The dad and two sons die within five verses, but not before the sons marry Moabite women, Ruth and Orpah. By verse six, we now have three single ladies as protagonists, one displaced by ethnicity and two by their conversion to Judaism, all living in a world that was often hostile to women in their situation. Naomi, Ruth, and Orpah are now almost completely reliant on the generosity of their neighbors for survival.
In verses six and seven, we read:
Then [Naomi] arose with her daughters-in-law to return from the country of Moab, for she had heard in the fields of Moab that the Lord had visited his people and given them food. So she set out from the place where she was with her two daughters-in-law, and they went on the way to return to the land of Judah. (ESV)
There is an initial presumption in these verses that Ruth and Orpah are in it to win it, ride or die with Naomi. They are bound together by their situation and their commitment to men who are now dead. But in verse eight, Naomi relinquishes Ruth and Orpah from their familial obligation, and gives each permission to go back to her “mother’s home”. After much weeping, Orpah leaves. Ruth unfathomably stays.
In verse 15, Naomi pleads,“Look… your sister-in-law is going back to her people and her gods. Go back with her” (ESV). Ruth ups the ante, saying, “Don’t urge me to leave you or to turn back from you. Where you go I will go, and where you stay I will stay. Your people will be my people and your God my God. Where you die I will die, and there I will be buried. May the Lord deal with me, be it ever so severely, if even death separates you and me” (Ruth 1:16-17, ESV).
Ruth and Orpah would have both converted when they married into this Jewish family. Both women were part of this family and this religion for ten years before their husbands died. So why is it that Orpah and Ruth react so differently to Naomi’s plea?
To me, Ruth’s proclamation sounds like she is a woman with nothing to lose. We don’t know the details of Ruth’s family or religious background. Maybe her family was abusive, or they disowned her when she married a Jewish man. After all, the Moabites and the Israelites have a contentious history. No matter her specific reasons, Ruth was willing to leave behind her culture, her religion, her family, and her homeland to live a life of certain poverty with her grieving mother-in-law in a hostile culture. Ruth could have gone back to what her life was before; she could have gotten remarried. Moab was not as picky as Israel when it came to the terms and conditions of marriage.

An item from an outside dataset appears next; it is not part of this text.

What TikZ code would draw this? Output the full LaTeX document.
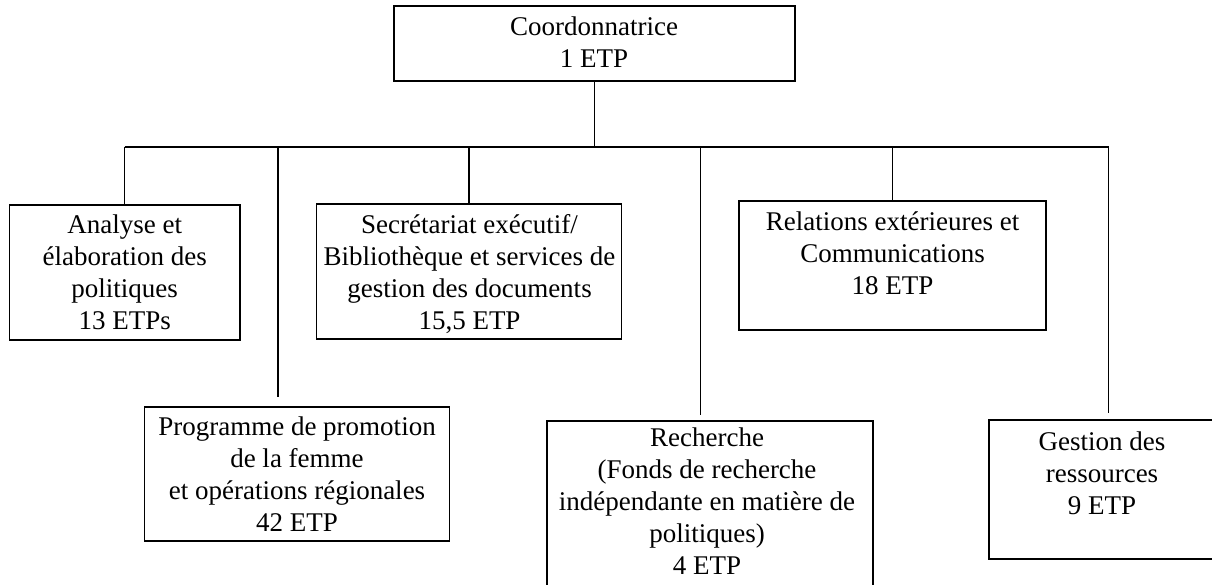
\documentclass[tikz,border=0pt]{standalone}
\usepackage{fontspec}
\setmainfont{Liberation Serif}
\begin{document}
\begin{tikzpicture}[x=1pt,y=-1pt,
  box/.style={draw,line width=1.9pt,inner sep=0pt,outer sep=0pt},
  txt/.style={font=\fontsize{27}{32}\selectfont,align=center,inner sep=0pt,anchor=north},
  conn/.style={line width=1.4pt},
  busline/.style={line width=1.9pt}]
\clip (0,0) rectangle (1212,584);
\fill[white] (0,0) rectangle (1212,584);
% boxes
\node[box,minimum width=400.6pt,minimum height=75pt] (coord) at (594.3,43.2) {};
\node[box,minimum width=230.5pt,minimum height=135pt] (analyse) at (124.75,272.5) {};
\node[box,minimum width=305pt,minimum height=134.7pt] (secr) at (469,271.3) {};
\node[box,minimum width=305pt,minimum height=134pt] (prog) at (297,473.7) {};
\node[box,minimum width=306.7pt,minimum height=129pt] (rel) at (892.6,265.5) {};
\node[box,minimum width=325.4pt,minimum height=171pt] (rech) at (710,506.5) {};
\node[box,minimum width=225.7pt,minimum height=139pt] (gest) at (1102,489.5) {};
% texts
\node[txt] (tcoord) at (594,35-22.4) {\strut Coordonnatrice\\1 ETP};
\node[txt] (tanalyse) at (124.7,233.3-22.4) {\strut Analyse et\\élaboration des\\politiques\\13 ETPs};
\node[txt] (tsecr) at (469.5,233.3-22.4) {\strut Secrétariat exécutif/\\Bibliothèque et services de\\gestion des documents\\15,5 ETP};
\node[txt] (tprog) at (297,435-22.4) {\strut Programme de promotion\\de la femme\\et opérations régionales\\42 ETP};
\node[txt] (trel) at (892.6,230-22.4) {\strut Relations extérieures et\\Communications\\18 ETP};
\node[txt] (trech) at (707,446.7-22.4) {\strut Recherche\\(Fonds de recherche\\indépendante en matière de\\politiques)\\4 ETP};
\node[txt] (tgest) at (1102,450-22.4) {\strut Gestion des\\ressources\\9 ETP};
% bus and free ends
\coordinate (busL) at (124.7,147);
\coordinate (busR) at (1108.5,147);
\coordinate (progT) at (278,397);
\coordinate (rechT) at (700.7,415);
\coordinate (gestT) at (1108.5,413);
% connectors
\draw[conn] (coord.south) -- (coord.south |- busL);
\draw[busline] (busL) -- (busR);
\draw[conn] (analyse.north |- busL) -- (analyse.north);
\draw[conn] (progT |- busL) -- (progT);
\draw[conn] (secr.north |- busL) -- (secr.north);
\draw[conn] (rechT |- busL) -- (rechT);
\draw[conn] (rel.north |- busL) -- (rel.north);
\draw[conn] (busR) -- (gestT);
\end{tikzpicture}
\end{document}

Ruth must have been compelled by a sense that the risk was worth it. She either felt so connected to Naomi and her God, or so disconnected from her birth family and gods, that she left everything she knew. Ruth made a conscious decision to make herself vulnerable, to make her home and belonging with Naomi.
When these women arrived in Bethlehem, they caused quite a stir. Naomi tells her friends, “I went away full, but the Lord has brought me back empty” (1:21, ESV). In spite of her anger with the Lord, and the fact that she passive aggressively changed her name to “Bitter”, the chapter ends with a glimmer of hope and promise of abundance. We read that “So Naomi returned from Moab accompanied by Ruth the Moabite, her daughter-in-law, arriving in Bethlehem as the barley harvest was beginning” (1:22). Naomi couldn’t see it, but things were looking up.
I want to point out just a couple of things before I let you go enjoy your turkey. Naomi is understandably consumed by grief and hopelessness. In spite of this, Ruth stands by her and constantly puts her safety at risk to provide for Naomi. Ruth meets Naomi in her grief and takes care of her. Naomi can only see what she has lost and cannot fathom what’s about to come her way. And yet, her moment-to-moment needs are met by a woman who also knew what it was to be vulnerable. In fact, Ruth later puts herself in considerable danger of harassment and assault by going out to the barley fields to collect grain behind the reapers.
Whether you are joyful or mourning, married and single, vulnerable or secure, I pray that we would surround each other, and be willing to risk being inconvenienced for each other. We follow a God who meets us in our pain, who has been rejected and scorned, who can handle both our bitterness and our delight. Regardless of what we feel and see, we are promised his love and grace. If you’re in a good place, consider reaching out to a friend who might not be. If your family is joyfully preparing for a time of thankful feasting, think hard about who around you can invite to join you. Sometimes, you are God’s plan for abundance for someone else.